Sejatinya persoalan mendasar negeri ini tidak sekadar masalah teknis yang bisa diselesaikan melalui reshuffle yang nyata-nyata hanya sebagai kedok merayu rakyat seolah-olah sebagai bentuk perhatian pemerintah, karena pada kenyataannya adalah bagian dari sandiwara politik demi mempertahankan stabilitas dan koalisinya. Reshuffle hanyalah politik tambal sulam demokrasi untuk melanggengkan kekuasaan sehingga tidak akan pernah mampu mewujudkan kesejahteraan.

Persoalan mendasarnya adalah penerapan ideologi sekuler kapitalisme. Ideologi ini mensterilkan agama dari kehidupan dan melahirkan sistem pemerintahan demokrasi yang dipropagandakan sebagai pemerintahan terbaik yang akan mampu mewujudkan harapan-harapan masyarakat.
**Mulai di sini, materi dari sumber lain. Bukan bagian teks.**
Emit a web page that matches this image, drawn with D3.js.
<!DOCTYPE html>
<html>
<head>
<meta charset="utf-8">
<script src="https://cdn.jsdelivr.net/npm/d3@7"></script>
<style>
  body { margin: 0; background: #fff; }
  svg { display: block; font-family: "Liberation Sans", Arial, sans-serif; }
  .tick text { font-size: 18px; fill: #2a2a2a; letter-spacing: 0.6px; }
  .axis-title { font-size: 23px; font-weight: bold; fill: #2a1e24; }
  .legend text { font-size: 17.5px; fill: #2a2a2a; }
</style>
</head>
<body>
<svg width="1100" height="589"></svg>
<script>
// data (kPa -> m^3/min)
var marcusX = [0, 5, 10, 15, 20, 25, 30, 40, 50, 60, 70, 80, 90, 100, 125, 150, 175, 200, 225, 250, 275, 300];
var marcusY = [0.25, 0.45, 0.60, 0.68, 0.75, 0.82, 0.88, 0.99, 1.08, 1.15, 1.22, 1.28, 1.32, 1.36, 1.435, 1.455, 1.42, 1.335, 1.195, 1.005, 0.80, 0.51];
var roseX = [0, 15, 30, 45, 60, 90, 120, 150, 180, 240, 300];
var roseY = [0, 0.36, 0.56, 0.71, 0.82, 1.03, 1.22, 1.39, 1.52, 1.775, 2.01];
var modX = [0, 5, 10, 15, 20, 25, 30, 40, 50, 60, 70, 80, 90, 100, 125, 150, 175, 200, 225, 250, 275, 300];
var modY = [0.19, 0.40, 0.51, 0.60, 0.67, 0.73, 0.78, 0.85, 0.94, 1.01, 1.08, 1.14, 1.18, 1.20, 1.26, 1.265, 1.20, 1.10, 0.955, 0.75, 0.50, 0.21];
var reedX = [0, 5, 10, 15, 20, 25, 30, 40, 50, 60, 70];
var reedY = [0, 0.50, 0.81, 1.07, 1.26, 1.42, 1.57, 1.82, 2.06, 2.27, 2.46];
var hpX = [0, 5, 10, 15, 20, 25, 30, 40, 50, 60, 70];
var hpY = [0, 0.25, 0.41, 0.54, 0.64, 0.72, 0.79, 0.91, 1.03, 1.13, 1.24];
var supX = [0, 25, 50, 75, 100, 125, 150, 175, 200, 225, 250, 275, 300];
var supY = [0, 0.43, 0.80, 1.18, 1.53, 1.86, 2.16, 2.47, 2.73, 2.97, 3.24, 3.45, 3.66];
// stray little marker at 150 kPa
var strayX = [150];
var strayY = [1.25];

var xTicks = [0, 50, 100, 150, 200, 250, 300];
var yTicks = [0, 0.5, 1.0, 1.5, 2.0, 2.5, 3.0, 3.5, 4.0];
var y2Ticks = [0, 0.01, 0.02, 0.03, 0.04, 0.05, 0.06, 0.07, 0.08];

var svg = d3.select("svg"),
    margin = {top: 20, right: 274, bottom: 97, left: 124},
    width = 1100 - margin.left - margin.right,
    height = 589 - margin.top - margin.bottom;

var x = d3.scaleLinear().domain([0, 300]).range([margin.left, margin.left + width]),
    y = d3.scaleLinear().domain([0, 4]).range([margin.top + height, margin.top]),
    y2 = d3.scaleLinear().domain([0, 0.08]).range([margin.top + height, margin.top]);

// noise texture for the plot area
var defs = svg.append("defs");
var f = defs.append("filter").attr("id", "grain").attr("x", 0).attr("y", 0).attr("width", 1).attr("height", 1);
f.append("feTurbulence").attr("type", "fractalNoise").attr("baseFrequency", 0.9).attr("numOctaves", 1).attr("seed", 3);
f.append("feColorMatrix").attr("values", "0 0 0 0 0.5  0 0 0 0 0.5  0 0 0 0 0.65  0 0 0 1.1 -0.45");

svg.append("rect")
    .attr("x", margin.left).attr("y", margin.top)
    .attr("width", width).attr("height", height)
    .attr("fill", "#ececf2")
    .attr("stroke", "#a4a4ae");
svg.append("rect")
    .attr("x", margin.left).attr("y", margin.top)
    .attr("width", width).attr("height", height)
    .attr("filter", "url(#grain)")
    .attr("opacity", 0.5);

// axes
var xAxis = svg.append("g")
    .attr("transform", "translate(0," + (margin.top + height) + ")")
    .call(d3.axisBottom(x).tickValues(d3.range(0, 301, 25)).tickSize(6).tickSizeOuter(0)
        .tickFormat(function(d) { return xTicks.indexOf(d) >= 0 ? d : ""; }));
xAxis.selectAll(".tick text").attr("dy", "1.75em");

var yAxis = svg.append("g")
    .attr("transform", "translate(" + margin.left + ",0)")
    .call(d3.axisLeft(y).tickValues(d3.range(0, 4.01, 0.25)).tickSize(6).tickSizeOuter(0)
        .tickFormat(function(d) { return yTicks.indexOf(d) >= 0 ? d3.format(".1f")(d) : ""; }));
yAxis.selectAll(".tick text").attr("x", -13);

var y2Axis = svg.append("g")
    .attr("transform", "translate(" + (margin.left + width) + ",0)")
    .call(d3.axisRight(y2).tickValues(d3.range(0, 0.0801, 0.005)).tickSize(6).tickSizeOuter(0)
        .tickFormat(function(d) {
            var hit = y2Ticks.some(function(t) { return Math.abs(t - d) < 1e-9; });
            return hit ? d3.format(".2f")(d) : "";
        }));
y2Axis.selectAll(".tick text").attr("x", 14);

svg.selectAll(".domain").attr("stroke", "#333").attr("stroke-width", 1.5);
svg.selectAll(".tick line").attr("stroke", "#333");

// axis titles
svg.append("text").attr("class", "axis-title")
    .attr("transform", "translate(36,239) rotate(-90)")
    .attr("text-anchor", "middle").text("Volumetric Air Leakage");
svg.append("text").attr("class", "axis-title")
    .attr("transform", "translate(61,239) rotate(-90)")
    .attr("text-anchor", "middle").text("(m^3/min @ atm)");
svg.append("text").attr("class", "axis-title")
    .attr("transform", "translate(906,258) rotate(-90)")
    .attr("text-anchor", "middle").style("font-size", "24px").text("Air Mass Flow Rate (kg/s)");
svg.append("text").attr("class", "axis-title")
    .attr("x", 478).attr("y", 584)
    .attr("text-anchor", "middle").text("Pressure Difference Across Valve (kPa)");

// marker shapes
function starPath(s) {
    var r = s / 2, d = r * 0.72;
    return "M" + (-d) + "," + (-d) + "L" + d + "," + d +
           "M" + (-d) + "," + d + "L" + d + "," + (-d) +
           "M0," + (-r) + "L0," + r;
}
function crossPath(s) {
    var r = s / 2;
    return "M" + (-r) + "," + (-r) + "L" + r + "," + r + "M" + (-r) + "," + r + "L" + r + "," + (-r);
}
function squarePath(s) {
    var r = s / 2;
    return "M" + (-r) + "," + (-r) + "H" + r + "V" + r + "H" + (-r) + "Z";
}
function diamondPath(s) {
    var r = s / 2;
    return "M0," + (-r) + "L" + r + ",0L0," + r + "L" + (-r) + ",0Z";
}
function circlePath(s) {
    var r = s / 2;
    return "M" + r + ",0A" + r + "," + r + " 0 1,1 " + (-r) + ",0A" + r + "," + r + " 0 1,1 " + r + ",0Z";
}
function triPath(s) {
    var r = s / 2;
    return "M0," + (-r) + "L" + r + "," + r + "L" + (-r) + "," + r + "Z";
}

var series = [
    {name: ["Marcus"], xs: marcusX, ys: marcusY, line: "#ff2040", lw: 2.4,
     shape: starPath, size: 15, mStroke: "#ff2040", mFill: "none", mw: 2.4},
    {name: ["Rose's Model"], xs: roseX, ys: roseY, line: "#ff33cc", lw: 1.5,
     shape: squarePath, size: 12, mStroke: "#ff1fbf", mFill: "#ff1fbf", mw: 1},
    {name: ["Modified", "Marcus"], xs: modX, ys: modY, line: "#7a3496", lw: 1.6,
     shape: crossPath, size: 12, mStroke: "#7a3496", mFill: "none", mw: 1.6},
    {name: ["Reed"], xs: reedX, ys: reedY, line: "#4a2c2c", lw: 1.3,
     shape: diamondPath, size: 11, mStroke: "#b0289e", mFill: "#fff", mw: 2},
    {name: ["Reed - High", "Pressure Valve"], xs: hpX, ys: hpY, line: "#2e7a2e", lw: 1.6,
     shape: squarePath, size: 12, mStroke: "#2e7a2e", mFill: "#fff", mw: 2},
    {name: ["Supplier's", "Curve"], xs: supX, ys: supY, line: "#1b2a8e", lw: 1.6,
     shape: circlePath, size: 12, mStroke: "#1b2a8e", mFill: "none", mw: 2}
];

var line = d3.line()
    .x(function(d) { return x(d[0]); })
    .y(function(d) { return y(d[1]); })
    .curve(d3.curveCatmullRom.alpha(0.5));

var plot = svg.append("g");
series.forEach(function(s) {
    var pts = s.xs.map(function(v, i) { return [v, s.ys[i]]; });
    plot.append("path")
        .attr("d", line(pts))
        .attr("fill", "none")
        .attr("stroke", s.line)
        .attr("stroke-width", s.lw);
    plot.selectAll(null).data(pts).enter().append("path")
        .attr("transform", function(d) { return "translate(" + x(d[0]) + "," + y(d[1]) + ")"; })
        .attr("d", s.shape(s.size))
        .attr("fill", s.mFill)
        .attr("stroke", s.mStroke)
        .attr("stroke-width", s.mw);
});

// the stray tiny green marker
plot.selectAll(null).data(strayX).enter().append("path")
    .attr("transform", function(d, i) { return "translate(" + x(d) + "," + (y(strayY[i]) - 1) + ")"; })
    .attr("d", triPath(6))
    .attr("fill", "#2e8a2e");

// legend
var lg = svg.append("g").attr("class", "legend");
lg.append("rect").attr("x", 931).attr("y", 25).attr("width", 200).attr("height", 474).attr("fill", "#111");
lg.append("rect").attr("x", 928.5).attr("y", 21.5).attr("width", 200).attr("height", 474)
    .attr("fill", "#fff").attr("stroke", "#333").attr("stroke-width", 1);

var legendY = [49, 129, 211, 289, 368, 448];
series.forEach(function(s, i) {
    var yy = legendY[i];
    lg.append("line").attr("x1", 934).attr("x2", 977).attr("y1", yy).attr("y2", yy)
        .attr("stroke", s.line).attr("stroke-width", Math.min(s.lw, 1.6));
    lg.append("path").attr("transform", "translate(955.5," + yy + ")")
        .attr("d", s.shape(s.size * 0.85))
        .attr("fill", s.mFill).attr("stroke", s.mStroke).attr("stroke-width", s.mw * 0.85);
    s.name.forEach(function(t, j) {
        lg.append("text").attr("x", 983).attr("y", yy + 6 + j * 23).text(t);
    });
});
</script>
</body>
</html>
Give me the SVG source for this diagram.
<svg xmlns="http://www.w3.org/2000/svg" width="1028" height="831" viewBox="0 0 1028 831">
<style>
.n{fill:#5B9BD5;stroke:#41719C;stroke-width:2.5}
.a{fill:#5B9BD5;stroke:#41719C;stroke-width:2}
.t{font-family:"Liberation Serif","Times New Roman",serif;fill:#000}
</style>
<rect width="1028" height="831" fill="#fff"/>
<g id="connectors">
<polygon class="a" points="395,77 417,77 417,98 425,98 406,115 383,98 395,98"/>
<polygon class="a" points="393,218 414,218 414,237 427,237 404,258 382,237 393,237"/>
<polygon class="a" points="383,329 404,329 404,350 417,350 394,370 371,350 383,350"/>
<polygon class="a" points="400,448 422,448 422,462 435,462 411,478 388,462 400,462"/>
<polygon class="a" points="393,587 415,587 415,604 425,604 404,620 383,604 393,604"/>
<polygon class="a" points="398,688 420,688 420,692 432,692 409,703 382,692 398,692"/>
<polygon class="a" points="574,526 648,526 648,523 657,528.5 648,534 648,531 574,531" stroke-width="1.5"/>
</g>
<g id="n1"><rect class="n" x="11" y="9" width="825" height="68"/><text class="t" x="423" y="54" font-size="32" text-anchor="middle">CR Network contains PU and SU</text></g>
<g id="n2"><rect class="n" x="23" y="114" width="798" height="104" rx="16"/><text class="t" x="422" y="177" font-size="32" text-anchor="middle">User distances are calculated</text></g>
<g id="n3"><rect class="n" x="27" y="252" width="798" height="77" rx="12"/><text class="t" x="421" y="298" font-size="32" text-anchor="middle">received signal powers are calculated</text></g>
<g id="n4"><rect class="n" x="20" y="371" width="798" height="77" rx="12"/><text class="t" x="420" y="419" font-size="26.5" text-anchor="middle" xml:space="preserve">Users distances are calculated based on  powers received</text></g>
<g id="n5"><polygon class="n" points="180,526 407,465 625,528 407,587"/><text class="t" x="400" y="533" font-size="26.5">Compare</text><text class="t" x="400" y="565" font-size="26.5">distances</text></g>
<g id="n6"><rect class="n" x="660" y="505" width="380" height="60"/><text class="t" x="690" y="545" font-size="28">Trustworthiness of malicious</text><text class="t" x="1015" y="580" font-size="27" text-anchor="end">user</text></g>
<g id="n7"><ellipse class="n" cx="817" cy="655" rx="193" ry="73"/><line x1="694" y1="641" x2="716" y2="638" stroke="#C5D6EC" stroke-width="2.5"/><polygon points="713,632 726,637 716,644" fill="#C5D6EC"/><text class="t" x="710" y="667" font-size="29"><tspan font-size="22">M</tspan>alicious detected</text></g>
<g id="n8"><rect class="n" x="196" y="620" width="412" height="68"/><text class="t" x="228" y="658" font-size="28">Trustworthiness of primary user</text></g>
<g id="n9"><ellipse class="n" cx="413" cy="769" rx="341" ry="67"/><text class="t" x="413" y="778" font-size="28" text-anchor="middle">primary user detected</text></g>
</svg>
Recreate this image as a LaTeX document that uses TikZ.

Padahal, demokrasi mengandung bahaya ideologis. Salah satu prinsip penting demokrasi adalah kedaulatan di tangan rakyat. Inti dari prinsip ini adalah memberikan hak kepada manusia (rakyat) untuk membuat hukum dan perundang-undangan. Dengan itu standar benar salah dan baik buruk ditetapkan berdasarkan akal. Padahal, akal manusia yang bersifat lemah dan terbatas pasti tidak akan pernah adil dalam menetapkan hukum. Sebaliknya, akal manusia hanya akan menguntungkan kepentingan segelintir orang.

Pada titik inilah demokrasi menjadi biang masalah. Demokrasi membuka jalan bagi oligarki untuk menguasai negeri. UU Minerba, UU Omnibus Law, dan UU IKN disahkan demi kepentingan mereka, bukan demi kesejahteraan rakyat.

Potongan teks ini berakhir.